Mr. Sharper: . . . I wonder . . . how the tradition is faring today? Is the argument on the intellectual level and in the popular mind going well or badly?

Father Murray: Well, first of all, I think that when I spoke of the public mind, I perhaps should have distinguished two major levels of the public mind. The one I’ll call the level of popular wisdom. That is a very difficult thing to define indeed but I think it's an intelligible concept almost by itself. Curiously, we appeal in this country frequently (and this is good American doctrine—going back to James Madison, who himself goes back to a good medieval principle) to the idea—"the people shall judge." We presume that there is a sense of justice and a desire for freedom as well as for peace, inherent in the people at large, and that out of this sense of justice, thus participated in commonly by the people, there come basic judgments upon the conduct of public affairs, upon the style of government, upon the particular objectives that government chooses to pursue or not to pursue. This is a wisdom. . . . It has to do frequently with very simple principles of right and wrong. Sometimes it gets down pretty much to the level of the western story—you know, the hero says, "Right is right and wrong is wrong, and there's no doubt."

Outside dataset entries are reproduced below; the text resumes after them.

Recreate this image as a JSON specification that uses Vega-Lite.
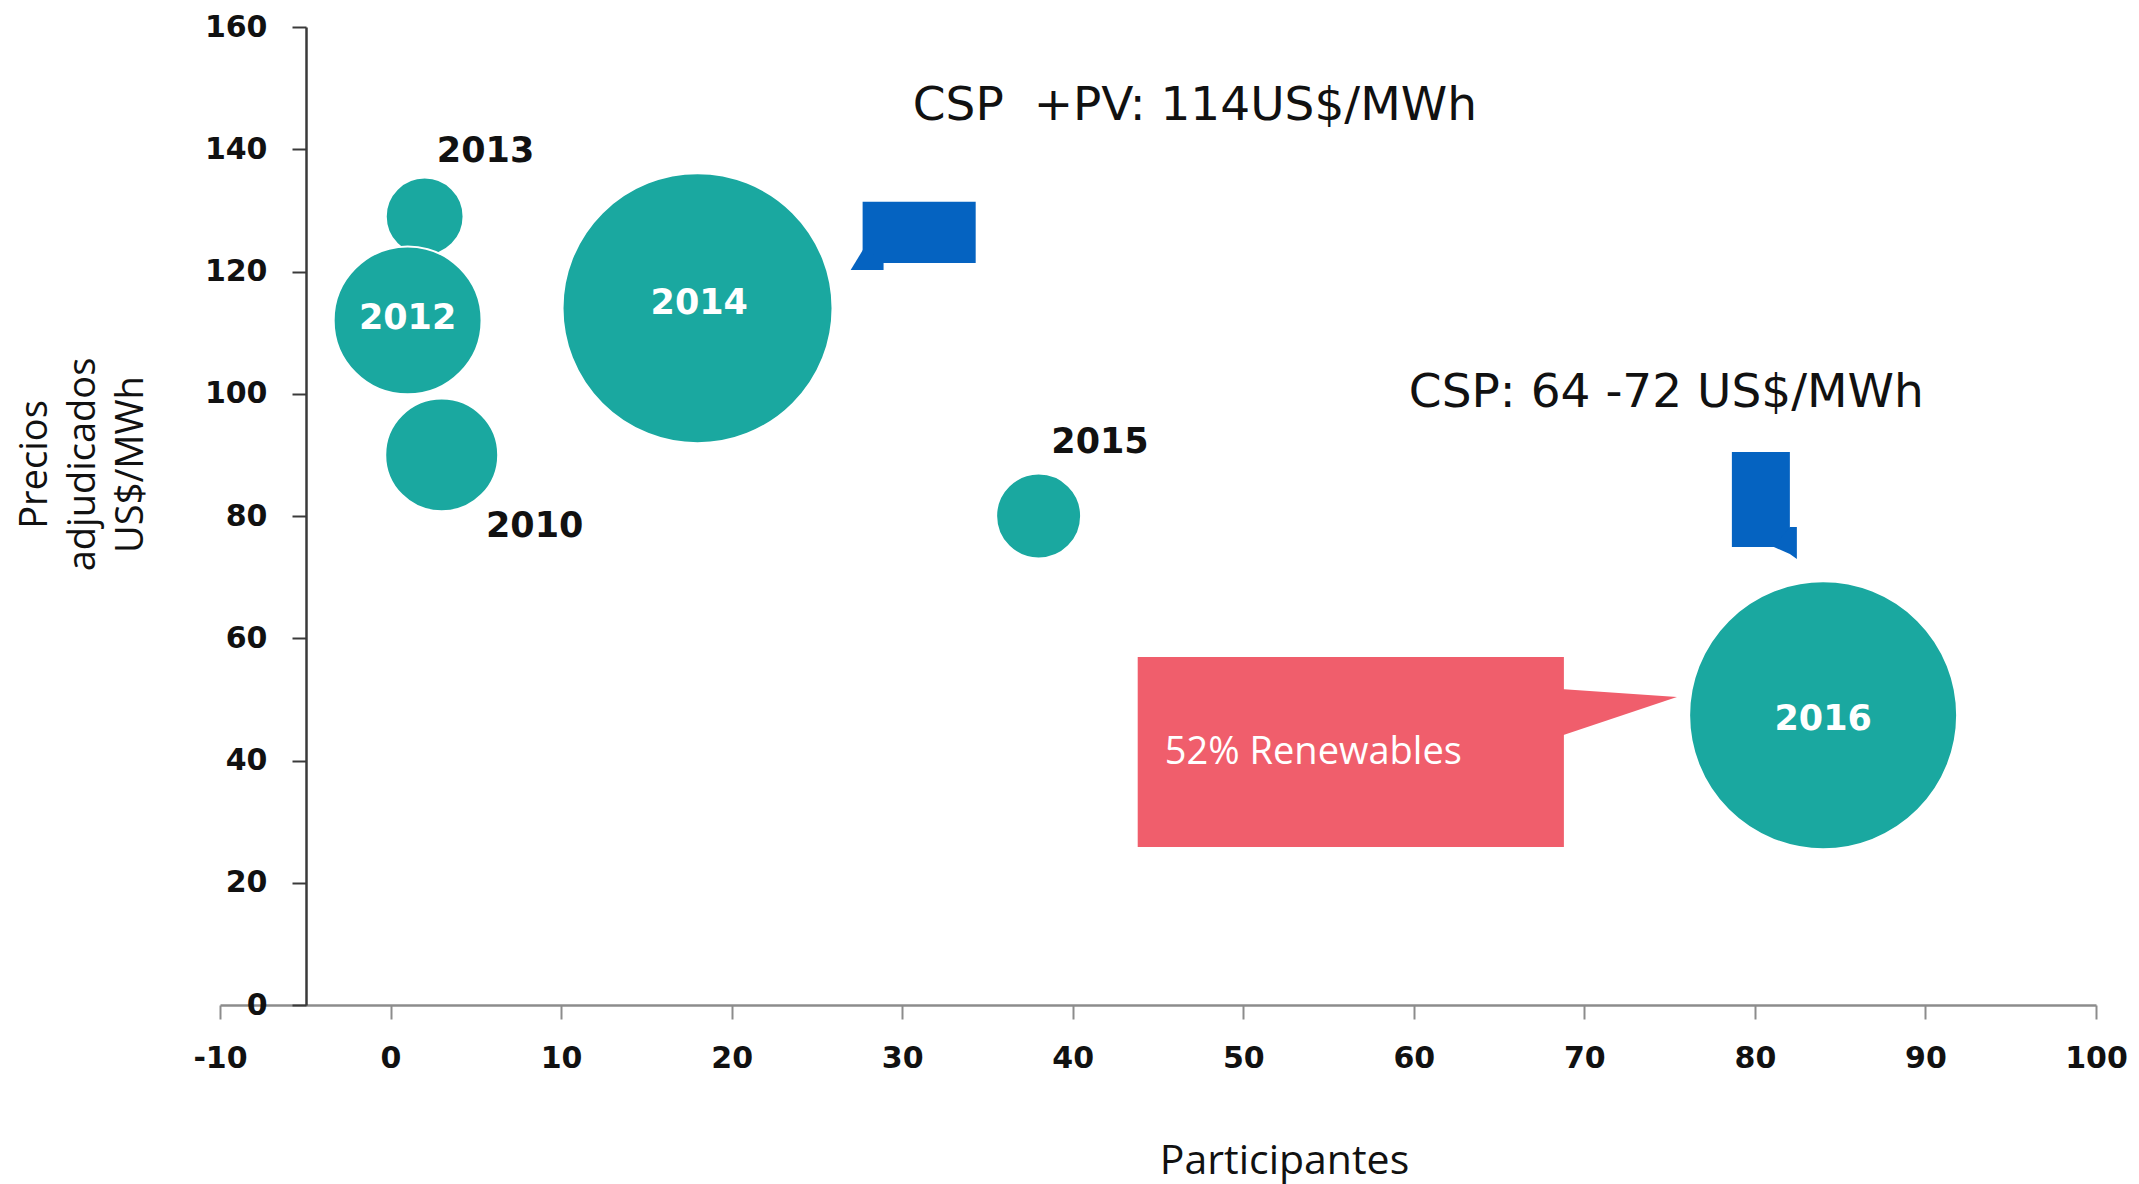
{
  "$schema": "https://vega.github.io/schema/vega-lite/v6.json",
  "width": 1876,
  "height": 978,
  "padding": {"left": 220, "top": 27, "right": 43, "bottom": 179},
  "autosize": {"type": "none"},
  "background": "white",
  "config": {"view": {"stroke": null}},
  "datasets": {
    "burbujas": [
      {"anio": "2013", "participantes": 2, "precio": 129, "tamano": 8.3},
      {"anio": "2010", "participantes": 3, "precio": 90, "tamano": 17.5},
      {"anio": "2012", "participantes": 1, "precio": 112, "tamano": 30},
      {"anio": "2014", "participantes": 18, "precio": 114, "tamano": 100},
      {"anio": "2015", "participantes": 38, "precio": 80, "tamano": 9.9},
      {"anio": "2016", "participantes": 84, "precio": 47.4, "tamano": 98.5}
    ],
    "etiquetas": [
      {"anio": "2013", "participantes": 5.57, "precio": 139.7, "pos": "fuera"},
      {"anio": "2010", "participantes": 8.45, "precio": 78.4, "pos": "fuera"},
      {"anio": "2015", "participantes": 41.6, "precio": 92.1, "pos": "fuera"},
      {"anio": "2012", "participantes": 1.0, "precio": 112.4, "pos": "dentro"},
      {"anio": "2014", "participantes": 18.1, "precio": 114.8, "pos": "dentro"},
      {"anio": "2016", "participantes": 84.0, "precio": 46.8, "pos": "dentro"}
    ],
    "notas": [
      {"texto": "CSP\u00a0 +PV: 114US$/MWh", "participantes": 30.62, "precio": 147.07},
      {"texto": "CSP: 64 -72 US$/MWh", "participantes": 59.71, "precio": 100.12}
    ],
    "recuadros": [
      {"tipo": "CSP+PV", "participantes": 27.68, "x2": 34.31, "precio": 121.4, "y2": 131.4},
      {"tipo": "CSP", "participantes": 78.65, "x2": 82.05, "precio": 74.93, "y2": 90.47},
      {"tipo": "Renovables", "participantes": 43.81, "x2": 68.8, "precio": 25.85, "y2": 56.93}
    ],
    "colas": [
      {"cola": "CSP+PV", "participantes": 26.98, "precio": 120.25, "y2": 120.25},
      {"cola": "CSP+PV", "participantes": 27.8, "precio": 124.0, "y2": 120.25},
      {"cola": "CSP+PV", "participantes": 28.91, "precio": 121.39, "y2": 120.25},
      {"cola": "CSP", "participantes": 81.11, "precio": 74.93, "y2": 74.93},
      {"cola": "CSP", "participantes": 82.05, "precio": 78.2, "y2": 73.78},
      {"cola": "CSP", "participantes": 82.46, "precio": 78.2, "y2": 72.97},
      {"cola": "Renovables", "participantes": 68.6, "precio": 51.7, "y2": 44.01},
      {"cola": "Renovables", "participantes": 75.43, "precio": 50.39, "y2": 50.39}
    ],
    "renovables": [
      {"texto": "52% Renewables", "participantes": 45.4, "precio": 41.23}
    ]
  },
  "encoding": {
    "x": {
      "field": "participantes", "type": "quantitative",
      "scale": {"domain": [-10, 100], "nice": false, "zero": false},
      "axis": {
        "title": "Participantes",
        "values": [-10, 0, 10, 20, 30, 40, 50, 60, 70, 80, 90, 100],
        "labelExpr": "datum.value < 0 ? '-' + abs(datum.value) : datum.label",
        "grid": false,
        "domainColor": "#8c8c8c", "domainWidth": 2.5,
        "tickColor": "#8c8c8c", "tickWidth": 2, "tickSize": 14,
        "labelFont": "DejaVu Sans", "labelFontWeight": "bold", "labelFontSize": 30,
        "labelColor": "#111111", "labelPadding": 24, "labelFlush": false, "labelOverlap": false,
        "titleFont": "Open Sans", "titleFontSize": 41, "titleFontWeight": "normal", "titleColor": "#111111",
        "titleX": 1064, "titleY": 156, "titleAlign": "center", "titleBaseline": "middle"
      }
    },
    "y": {
      "field": "precio", "type": "quantitative",
      "scale": {"domain": [0, 160], "nice": false},
      "axis": {
        "title": ["Precios", "adjudicados", "US$/MWh"],
        "values": [0, 20, 40, 60, 80, 100, 120, 140, 160],
        "offset": -86,
        "grid": false,
        "domainColor": "#3a3a3a", "domainWidth": 2.5,
        "tickColor": "#3a3a3a", "tickWidth": 2, "tickSize": 14,
        "labelFont": "DejaVu Sans", "labelFontWeight": "bold", "labelFontSize": 30,
        "labelColor": "#111111", "labelPadding": 25, "labelFlush": false, "labelOverlap": false,
        "titleFont": "Open Sans", "titleFontSize": 38, "titleFontWeight": "normal", "titleColor": "#111111",
        "titleX": -271, "titleY": 437, "titleAngle": -90, "titleAlign": "center", "titleBaseline": "middle",
        "titleLineHeight": 48
      }
    }
  },
  "layer": [
    {
      "data": {"name": "burbujas"},
      "mark": {"type": "circle", "color": "#1AA8A0", "opacity": 1, "stroke": "white", "strokeWidth": 2},
      "encoding": {
        "size": {
          "field": "tamano", "type": "quantitative",
          "scale": {"type": "linear", "domain": [0, 100], "range": [0, 72900], "zero": true},
          "legend": null
        }
      }
    },
    {
      "data": {"name": "recuadros"},
      "transform": [{"filter": "datum.tipo !== 'Renovables'"}],
      "mark": {"type": "rect", "color": "#0563C1"},
      "encoding": {
        "x2": {"field": "x2"},
        "y2": {"field": "y2"}
      }
    },
    {
      "data": {"name": "colas"},
      "transform": [{"filter": "datum.cola !== 'Renovables'"}],
      "mark": {"type": "area", "color": "#0563C1", "opacity": 1},
      "encoding": {
        "y2": {"field": "y2"},
        "detail": {"field": "cola"}
      }
    },
    {
      "data": {"name": "recuadros"},
      "transform": [{"filter": "datum.tipo === 'Renovables'"}],
      "mark": {"type": "rect", "color": "#F05E6C"},
      "encoding": {
        "x2": {"field": "x2"},
        "y2": {"field": "y2"}
      }
    },
    {
      "data": {"name": "colas"},
      "transform": [{"filter": "datum.cola === 'Renovables'"}],
      "mark": {"type": "area", "color": "#F05E6C", "opacity": 1},
      "encoding": {
        "y2": {"field": "y2"},
        "detail": {"field": "cola"}
      }
    },
    {
      "data": {"name": "etiquetas"},
      "transform": [{"filter": "datum.pos === 'fuera'"}],
      "mark": {"type": "text", "font": "DejaVu Sans", "fontWeight": "bold", "fontSize": 35, "color": "#111111", "align": "center", "baseline": "middle"},
      "encoding": {
        "text": {"field": "anio"}
      }
    },
    {
      "data": {"name": "etiquetas"},
      "transform": [{"filter": "datum.pos === 'dentro'"}],
      "mark": {"type": "text", "font": "DejaVu Sans", "fontWeight": "bold", "fontSize": 35, "color": "#ffffff", "align": "center", "baseline": "middle"},
      "encoding": {
        "text": {"field": "anio"}
      }
    },
    {
      "data": {"name": "notas"},
      "mark": {"type": "text", "font": "DejaVu Sans", "fontSize": 47, "color": "#111111", "align": "left", "baseline": "middle"},
      "encoding": {
        "text": {"field": "texto"}
      }
    },
    {
      "data": {"name": "renovables"},
      "mark": {"type": "text", "font": "Open Sans", "fontSize": 38, "color": "#ffffff", "align": "left", "baseline": "middle"},
      "encoding": {
        "text": {"field": "texto"}
      }
    }
  ]
}
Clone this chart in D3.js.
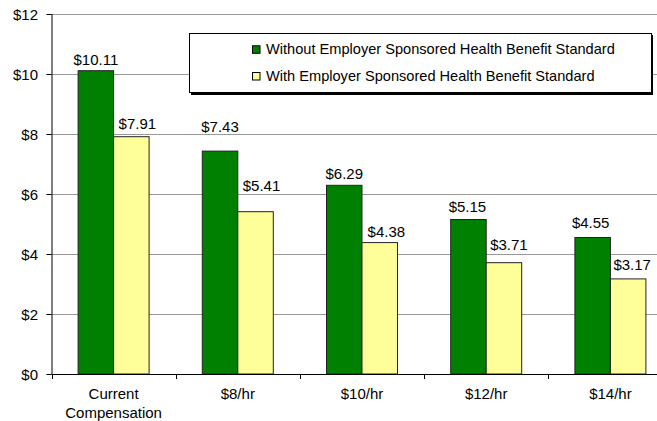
<!DOCTYPE html>
<html><head><meta charset="utf-8">
<script src="https://cdn.jsdelivr.net/npm/d3@7"></script>
<style>body{margin:0;background:#fff}svg{display:block;font-family:"Liberation Sans",Arial,sans-serif}</style>
</head><body><svg id="c" width="657" height="421"></svg>
<script>
const categories = [["Current","Compensation"],["$8/hr"],["$10/hr"],["$12/hr"],["$14/hr"]];
const withoutStd = [10.11, 7.43, 6.29, 5.15, 4.55];
const withStd = [7.91, 5.41, 4.38, 3.71, 3.17];
const seriesNames = ["Without Employer Sponsored Health Benefit Standard","With Employer Sponsored Health Benefit Standard"];
const yTicks = [0,2,4,6,8,10,12];

(function(){
const svg = d3.select("#c");
const W = 657;
const pL = 51.5, pR = 51.5 + 5*124.2, pT = 14, pB = 374;
const x = d3.scaleBand().domain(d3.range(categories.length)).range([pL, pR]).paddingInner(0).paddingOuter(0);
const y = d3.scaleLinear().domain([0,12]).range([pB, pT]);
const bw = 35.5;
const colors = ["#008000","#FFFF99"];
const fs = 15;
// manual label placement nudges (dx, gap above bar) as in the original chart
const labelLayout = [
  {dx:[0,0,0,-1,-2], gap:[6,18.7,6.7,7.3,9.4]},
  {dx:[6,6,6.6,5,4], gap:[8,20.7,5.7,13,8.7]}
];

svg.append("g").selectAll("line").data(yTicks.filter(d=>d>0)).join("line")
  .attr("x1", pL).attr("x2", W).attr("y1", d=>Math.round(y(d))+0.5).attr("y2", d=>Math.round(y(d))+0.5)
  .attr("stroke","#999").attr("stroke-width",1);

const series = [withoutStd, withStd];
series.forEach((vals, s) => {
  const g = svg.append("g");
  g.selectAll("rect").data(vals).join("rect")
    .attr("x", (d,i)=> x(i) + x.bandwidth()/2 - bw + s*bw)
    .attr("y", d=>y(d))
    .attr("width", bw).attr("height", d=>y(0)-y(d))
    .attr("fill", colors[s]).attr("stroke","#222").attr("stroke-width",1);
  g.selectAll("text").data(vals).join("text")
    .attr("x", (d,i)=> x(i) + x.bandwidth()/2 - bw/2 + s*bw + labelLayout[s].dx[i])
    .attr("y", (d,i)=>y(d)-labelLayout[s].gap[i])
    .attr("text-anchor","middle").attr("font-size",fs).attr("fill","#000")
    .text(d=>"$"+d.toFixed(2));
});

const ya = svg.append("g");
ya.append("line").attr("x1",pL+0.5).attr("x2",pL+0.5).attr("y1",pT).attr("y2",pB+0.5).attr("stroke","#000");
ya.selectAll("line.t").data(yTicks).join("line").attr("class","t")
  .attr("x1",pL-5).attr("x2",pL).attr("y1",d=>Math.round(y(d))+0.5).attr("y2",d=>Math.round(y(d))+0.5).attr("stroke","#000");
ya.selectAll("text").data(yTicks).join("text")
  .attr("x",38).attr("y",d=>y(d)+5.5).attr("text-anchor","end").attr("font-size",fs).text(d=>"$"+d);

const xa = svg.append("g");
xa.append("line").attr("x1",pL).attr("x2",W).attr("y1",pB+0.5).attr("y2",pB+0.5).attr("stroke","#000");
xa.selectAll("line.t").data(d3.range(categories.length)).join("line").attr("class","t")
  .attr("x1",d=>Math.round(x(d))+0.5).attr("x2",d=>Math.round(x(d))+0.5).attr("y1",pB).attr("y2",pB+5).attr("stroke","#000");
xa.selectAll("text").data(categories).join("text")
  .attr("text-anchor","middle").attr("font-size",fs)
  .each(function(lines,i){
    const t = d3.select(this);
    lines.forEach((l,k)=>t.append("tspan").attr("x", x(i)+x.bandwidth()/2).attr("y", 399 + k*19).text(l));
  });

const lg = svg.append("g");
lg.append("rect").attr("x",191).attr("y",35).attr("width",462).attr("height",60).attr("fill","#000");
lg.append("rect").attr("x",189.5).attr("y",33.5).attr("width",462).attr("height",59).attr("fill","#fff").attr("stroke","#000");
seriesNames.forEach((n,i)=>{
  const base = 54.3 + i*26.7;
  lg.append("rect").attr("x",252.5).attr("y",base-8.5).attr("width",7.5).attr("height",7.5).attr("fill",colors[i]).attr("stroke","#000");
  lg.append("text").attr("x",266).attr("y",base).attr("font-size",14.6).text(n);
});
})();
</script></body></html>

Mr. Scharper: "Don't ask me to tell you why but I know—"

Father Murray: That's precisely the point. He doesn't quite know. Hence the public mind must have another dimension, another level—the level, namely, of those, who are able, philosophically, to articulate this wisdom, to put it down in propositions, to argue for it, to meet objections against it, to make a body out of the whole thing. And this I presume is, or should be, the proper task of the University.

Mr. Scharper: So that when you speak of the tradition of reason, and the place where we find it, we find it on two levels, each one of which, far from excluding the other, actually presupposes and needs—

Father Murray:—they are intimately allied.

Mr. Scharper: So it is not a question of a fascist intellectual elite, so to speak, nor a question of majority or indeed mob rule.

Father Murray: I would hold very strongly to myself for the principle of aristocracy in a good American sense, a good Thomas Jefferson sense, in a sense older than Thomas Jefferson—that is to say, the leadership of what Washington called the wise and honest man—a man who is both wise and honest, who knows, and who also has virtue which makes him want to have his wisdom operative for the good of the community. In this sense I would accept, maybe not the word elite, but certainly the principle of intellectual and spiritual leadership.